Bu tasnifin ardından söz konusu halkları konuştukları dil ve ağız farkları yönünden ele alır, Türk boylarının birbirine olan yakınlıkları ve temasları üzerinde de durur. Ayrıca Türk halkları içinde yabancılar tarafından konuşulan dillere ve onların konuştukları Türk ağızlarına da değinir. Kaşgarlı Mahmud için iki ağız diğerlerinden daha önemli görünmektedir: Hakaniye Türkçesi ve Oğuz (Batı) Türkçesi. Hakaniye Türkçesini "Türk lehçelerinin en incesi ve zarifi yani edebîsi" diye niteleyen Kaşgarlı, Oğuz Türkçesini ise "Türk lehçelerinin en kolayı" olarak tanımlar.
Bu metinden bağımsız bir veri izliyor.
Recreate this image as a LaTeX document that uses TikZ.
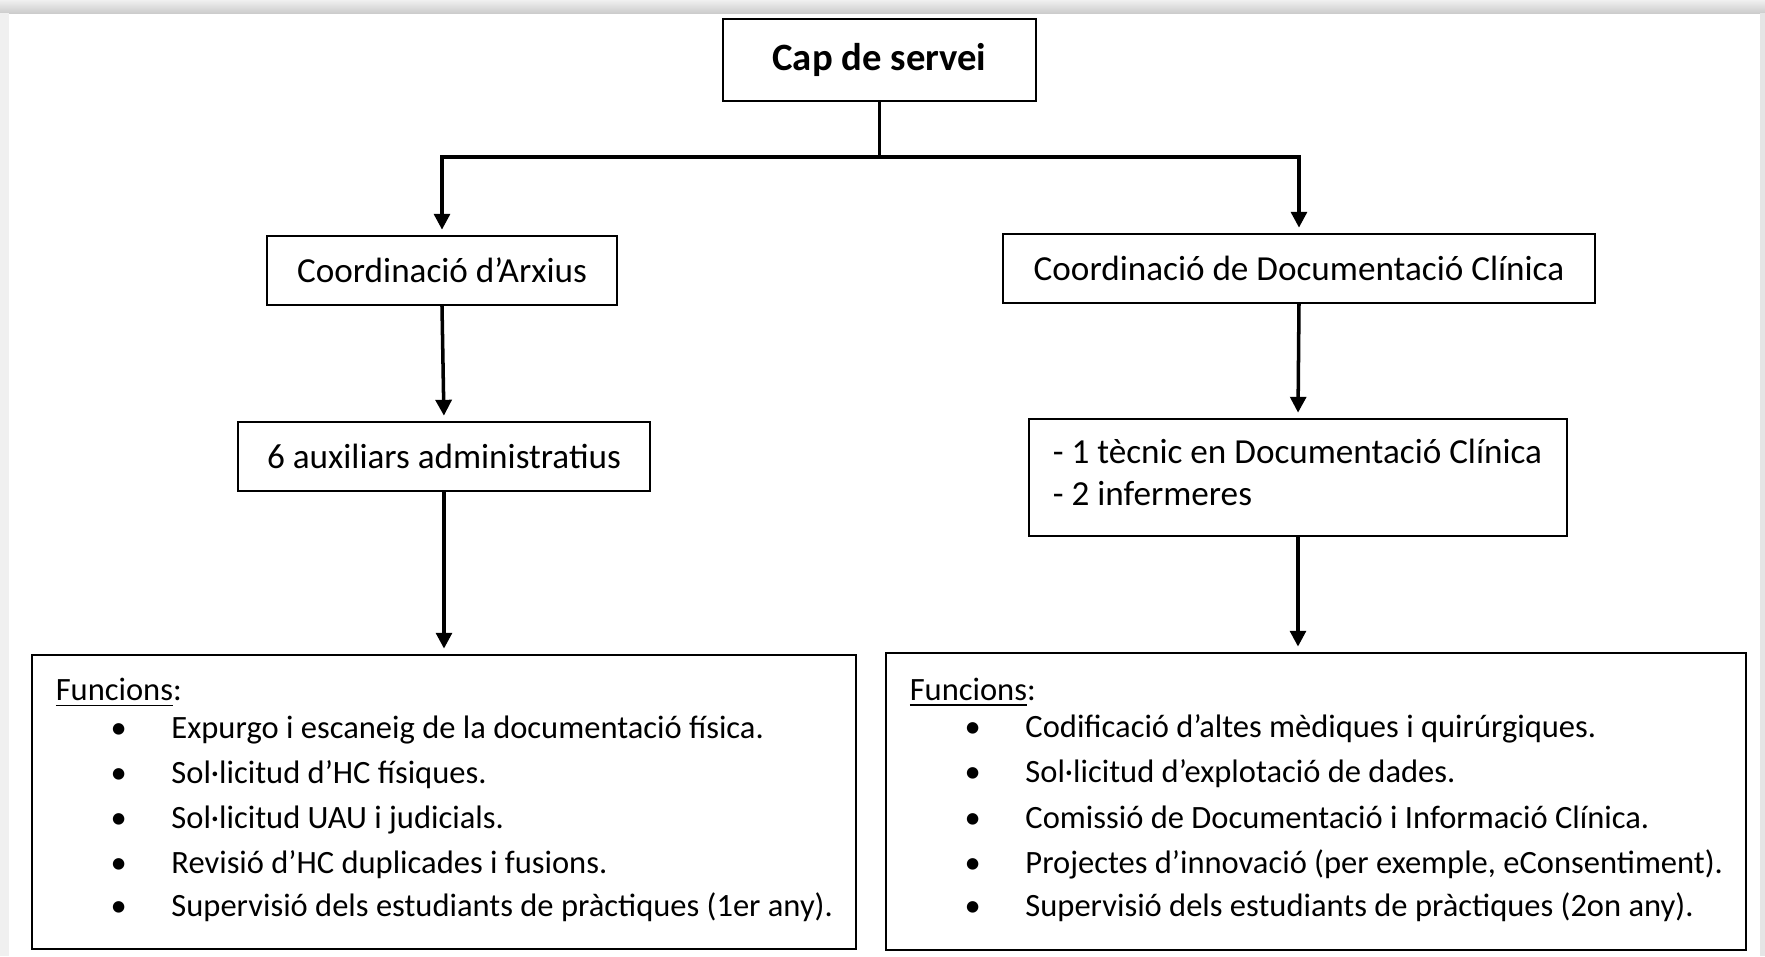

Dîvanu Lügat'it -Türk'te üzerinde en çok durulan lehçe bu açıdan Hakaniye Türkçesi iken, Oğuz Türkçesine de yeterince yer verilmiştir. Dîvanu Lügat'it-Türk'te Oğuzların bütün boyları ve damgaları ayrı ayrı zikredildiğini ve sözlükte Hakaniye Türkçesi'nden sonra en çok Oğuz Türkçesi'ne ait kelimeler yer aldığını söyleyebiliriz.
- Türkçenin bir dil olarak engin ifade gücünü ve Türklerin o devirdeki yaşayışlarını aksettiren Dîvanu Lügat'it-Türk'ün sadece linguistik ve filolojik bir değeri yoktur; o aynı zamanda sosyolojik, felsefi, tarihsel, kültürel ve antropolojik bakımdan da farklı okumalara kapısı sürekli açık, tam anlamıyla Umberto Eco'nun bahsettiği türden bir "açık yapıt"tır.
"Türkçe var oldukça hangi yapıtın okuma imkânları asla tükenmeyecek?" sorusuna verilecek cevap, bu bakımdan elbette Dîvanu Lügat'it-Türk olacaktır.
(Dîvanu Lügât-it-Türk, Kaşgarlı Mahmut, haz. Ziyat Akkoyunlu, Ahmet B. Ercilasun, Türk Dil Kurumu, 2014)
Kebikeç
Caferoğlu'nun Kaşgarlı mahmud Biyografisi
Kaşgarlı Mahmud'un biyografisini çeşitli tartışmalardan mümkün mertebe uzak okumak isteyenler için Ahmet Caferoğlu'nun eseri ilk başvurulabilecek kaynaktır. Bugüne kadar gelen tek yazma nüshası İstanbul'da Fatih Millet Kütüphanesi'nde Ali Emirî kitapları arasında bulunan Divan-ı Lügat-it-Türk'ün müellifi olarak Kaşgarlı Mahmud'un Dîvanu Lügat'it-Türk'ünü yazdığı şartları ortaya çıkarmaya çalışan Caferoğlu'nun eseri kısa hacmine rağmen meselelerin birçoğunu özetlemeyi başarıyor. Bununla birlikte kitapta milliyetçi vurgunun yersizliği de dikkat çekiyor.
(Kaşgarlı Mahmut, Ahmet Caferoğlu, Altınordu, 2016)
Kaşgarlı Mahmud Etrafında Çocuk Hikâyesi
Konya Ereğlili öykücü Murat Koçak'ın üç ayrı hikâyesinden oluşan bu kitapta ilk öykü, Kaşgarlı Mahmud'un Dîvanu Lügati't- Türk'ü yazmaya başlamadan önce başından geçenleri anlatıyor. Kitaptaki diğer iki öykü ise daha güncel, daha insana ve duygulara dair. Hikâyelerin ana konusu iyilik, sevgi ve adalet. Yazar yer yer bazı duyarlılıkları da artırmayı amaçlayan düşüncelerini satır aralarına yerleştiriyor. Son derece sade, anlaşılır bir dil ve sürükleyici bir kurgu ile güzel bir çocuk hikâyeleri kitabı kurmayı başarmış addedebiliriz yazarı.
(Kaşgarlı Mahmut'un Rüyası, Murat Koçak, Çağrı, 2013)
Bir Şiir Kitabının İsmi Dîvan-ı Lügat-it-Türk
Dîvan-ı Lügat-it-Türk'ü yorumlamanın başka bir şekli de esin verdiği eserlerin yardımını devreye sokmak olabilir. 1980 sonrası Türk şiirinde kendine has bir yere sahip olarak addedebileceğimiz Lale Müldür'ün "Dîvanü Lûgat-İt-Türk" isimli şiir kitabı, edebiyat dünyasında benzerinin çok fazla olmadığı bir şiir kitabı. Kaşgarlı Mahmud'a ait olan "Dîvanu Lûgat'it-Türk"ün isminde yansılayan bu şiirler toplamıyla Lale Müldür, Turgay Anar'ın deyişiyle "gelenekle kurmak istediği irtibatın şekli" hakkında da bize ipuçları vermektedir.